VIVA – Ketua Dewan Komisioner Otoritas Jasa Keuangan (OJK) Wimboh Santoso mengatakan bahwa debitur-debitur besar perbankan masih belum siap menerima kucuran kredit. Ini disebabkan masih belum pulihnya perekonomian dan rendahnya permintaan.
Adapun debitur-debitur besar itu disebutkannya adalah industri perhotelan, transportasi seperti pesawat terbang hingga Badan Usaha Milik Negara (BUMN) yang mayoritas memiliki kredit besar di perbankan. Mereka, katanya belum butuh banyak modal kerja.
"Bahwa memang debitur-debitur besar belum siap kembali menerima kucuran kredit karena operasinya belum pulih normal," kata Wimboh saat rapat kerja dengan Komisi XI DPR, di Gedung Parlemen, Jakarta Selasa, 30 Maret 2021.
Ia mengungkapkan, dari hasil monitor terhadap 200 debitur besar, sejak Maret 2020 hingga Februari 2021 dikatakannya terdapat 116 debitur yang mengalami penurunan baki debet. Rata-rata penurunannya mencapai minus 17,5 persen.
"Terdapat 116 debitur yang mengalami penurunan baki debet dengan rata-rata penurunan minus 17,5 persen. Sedangkan, 10 debitur besar penurunan terbesar total penurunan baki debet Rp107,2 triliun atau menurun 39 persen," tutur dia.
Untuk itu, Wimboh menekankan, perlu ada kebijakan yang diarahkan untuk memulihkan permintaan terhadap sektor-sektor industri ini. Sebab, mereka tidak akan mau untuk menyerap kredit tanpa adanya faktor permintaan.

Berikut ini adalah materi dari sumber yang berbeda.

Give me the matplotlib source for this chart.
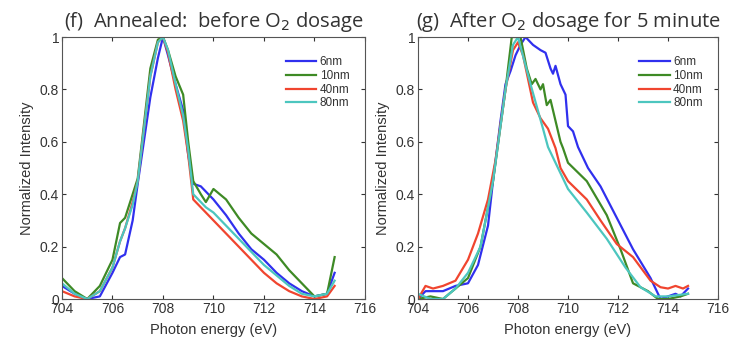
import numpy as np
import matplotlib.pyplot as plt

plt.rcParams['font.family'] = ['Liberation Sans', 'DejaVu Sans']

LABELS = ["6nm", "10nm", "40nm", "80nm"]
COLORS = ["#3030ee", "#3e8a25", "#f0452f", "#4cc6bf"]

# (f) annealed, before O2 dosage -- all four spectra on one energy grid
e_f = [704.0, 704.5, 705.0, 705.5, 706.0, 706.3, 706.5, 706.8, 707.0, 707.5,
       707.8, 708.0, 708.2, 708.5, 708.8, 709.0, 709.2, 709.5, 709.7, 710.0,
       710.5, 711.0, 711.5, 712.0, 712.5, 713.0, 713.5, 714.0, 714.5, 714.8]
f_6nm = [0.05, 0.02, 0.00, 0.01, 0.10, 0.16, 0.17, 0.30, 0.44, 0.77,
         0.92, 1.00, 0.93, 0.82, 0.72, 0.55, 0.44, 0.43, 0.41, 0.38,
         0.32, 0.25, 0.19, 0.15, 0.10, 0.06, 0.03, 0.01, 0.02, 0.10]
f_10nm = [0.08, 0.03, 0.00, 0.05, 0.15, 0.29, 0.31, 0.40, 0.46, 0.88,
          0.99, 1.00, 0.95, 0.85, 0.78, 0.60, 0.45, 0.40, 0.37, 0.42,
          0.38, 0.31, 0.25, 0.21, 0.17, 0.11, 0.06, 0.01, 0.02, 0.16]
f_40nm = [0.03, 0.01, 0.00, 0.03, 0.12, 0.22, 0.27, 0.37, 0.45, 0.85,
          0.98, 1.00, 0.94, 0.80, 0.68, 0.55, 0.38, 0.35, 0.33, 0.30,
          0.25, 0.20, 0.15, 0.10, 0.06, 0.03, 0.01, 0.00, 0.01, 0.05]
f_80nm = [0.06, 0.02, 0.00, 0.03, 0.12, 0.22, 0.27, 0.36, 0.45, 0.85,
          0.98, 1.00, 0.95, 0.82, 0.70, 0.57, 0.40, 0.37, 0.35, 0.33,
          0.28, 0.23, 0.18, 0.13, 0.09, 0.05, 0.02, 0.01, 0.02, 0.07]

# (g) after O2 dosage for 5 minute -- each spectrum with its own energies
g_6nm_e = [704.0, 704.3, 705.0, 705.5, 706.0, 706.4, 706.8, 707.0, 707.3,
           707.5, 707.7, 707.9, 708.1, 708.3, 708.6, 708.9, 709.1, 709.3,
           709.4, 709.5, 709.7, 709.9, 710.0, 710.2, 710.4, 710.8, 711.3,
           711.95, 712.6, 713.3, 713.7, 714.0, 714.3, 714.5, 714.8]
g_6nm = [0.00, 0.03, 0.03, 0.05, 0.06, 0.13, 0.28, 0.45, 0.68,
         0.82, 0.87, 0.93, 0.97, 1.00, 0.97, 0.95, 0.94, 0.88,
         0.86, 0.89, 0.82, 0.78, 0.66, 0.64, 0.58, 0.50, 0.43,
         0.31, 0.19, 0.08, 0.00, 0.01, 0.02, 0.01, 0.04]

g_10nm_e = [704.0, 704.5, 705.0, 705.5, 706.0, 706.5, 707.0, 707.5, 707.75,
            708.1, 708.35, 708.55, 708.7, 708.9, 709.0, 709.15, 709.3, 709.4,
            709.7, 709.8, 710.0, 710.75, 711.55, 712.1, 712.6, 713.2, 713.6,
            714.0, 714.5, 714.8]
g_10nm = [0.00, 0.01, 0.00, 0.04, 0.08, 0.20, 0.45, 0.80, 1.00,
          1.00, 0.88, 0.82, 0.84, 0.80, 0.82, 0.74, 0.76, 0.72,
          0.60, 0.576, 0.52, 0.45, 0.32, 0.19, 0.06, 0.03, 0.00,
          0.00, 0.01, 0.02]

g_40nm_e = [704.0, 704.3, 704.6, 705.0, 705.5, 706.0, 706.4, 706.8, 707.1,
            707.5, 707.8, 708.0, 708.2, 708.6, 708.9, 709.2, 709.5, 709.7,
            710.0, 710.75, 711.3, 711.95, 712.6, 713.3, 713.7, 714.0, 714.3,
            714.6, 714.8]
g_40nm = [0.00, 0.05, 0.04, 0.05, 0.07, 0.15, 0.25, 0.38, 0.53,
          0.80, 0.95, 0.98, 0.93, 0.75, 0.69, 0.65, 0.576, 0.50,
          0.45, 0.38, 0.30, 0.21, 0.16, 0.07, 0.045, 0.04, 0.05,
          0.04, 0.05]

g_80nm_e = [704.0, 704.5, 705.0, 705.5, 706.0, 706.5, 707.0, 707.5, 707.8,
            708.0, 708.5, 709.0, 709.2, 709.5, 710.0, 710.75, 711.55, 712.3,
            712.9, 713.5, 714.0, 714.8]
g_80nm = [0.02, 0.00, 0.00, 0.04, 0.10, 0.20, 0.45, 0.80, 0.97,
          1.00, 0.82, 0.65, 0.58, 0.52, 0.42, 0.33, 0.23, 0.12,
          0.045, 0.01, 0.01, 0.02]

fig = plt.figure(figsize=(7.3, 3.47), dpi=100)
ax_f = fig.add_axes([0.0849, 0.1383, 0.415, 0.755])
ax_g = fig.add_axes([0.5726, 0.1383, 0.411, 0.755])

panels = [
    (ax_f, [(e_f, f_6nm), (e_f, f_10nm), (e_f, f_40nm), (e_f, f_80nm)],
     r"(f)  Annealed:  before O$_2$ dosage"),
    (ax_g, [(g_6nm_e, g_6nm), (g_10nm_e, g_10nm), (g_40nm_e, g_40nm),
            (g_80nm_e, g_80nm)],
     r"(g)  After O$_2$ dosage for 5 minute"),
]

for ax, series, title in panels:
    for (xs, ys), lab, col in zip(series, LABELS, COLORS):
        ax.plot(xs, ys, color=col, lw=1.6, label=lab)
    ax.set_xlim(704, 716)
    ax.set_ylim(0, 1)
    ax.set_xticks(np.arange(704, 717, 2))
    ax.set_yticks([0, 0.2, 0.4, 0.6, 0.8, 1])
    ax.set_yticklabels(["0", "0.2", "0.4", "0.6", "0.8", "1"])
    ax.tick_params(direction="in", top=True, right=True, length=3,
                   labelsize=10, colors="#333333", pad=2)
    for sp in ax.spines.values():
        sp.set_color("#555555")
    ax.set_xlabel("Photon energy (eV)", fontsize=10.5, color="#333333",
                  labelpad=5)
    ax.set_ylabel("Normalized Intensity", fontsize=10.5, color="#333333",
                  labelpad=4)
    ax.set_title(title, fontsize=14.5, color="#333333", pad=7,
                 family=["Open Sans", "DejaVu Sans"])
    ax.legend(loc="upper right", bbox_to_anchor=(0.965, 0.945),
              frameon=False, fontsize=8.5, handlelength=2.6,
              handletextpad=0.3, labelspacing=0.15, borderaxespad=0,
              labelcolor="#333333")

fig.savefig("out.png", dpi=100)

"Kita harus segera mempercepat men-stimulate demand sehingga debitur besar ini yang merupakan debitur yang related dengan pariwisata, transportasi, auto mobil dan real estate perlu dapat perhatian serius sehingga bisa cepat bangkit," papar Wimboh.
Wimboh mencatat, pada Februari 2021 kredit perbankan terkontraksi sebesar minus 2,15 persen secara tahunan, seiring dengan tingginya tren pelunasan kredit serta belum pulihnya permintaan sektor usaha.Â
"Untuk bank umum swasta nasional dan campuran justru kreditnya mengalami penurunan sebesar minus 5 persen karena segmennya kredit berskala besar untuk UMKM nya lebih rendah dari BUMN," papar Wimboh.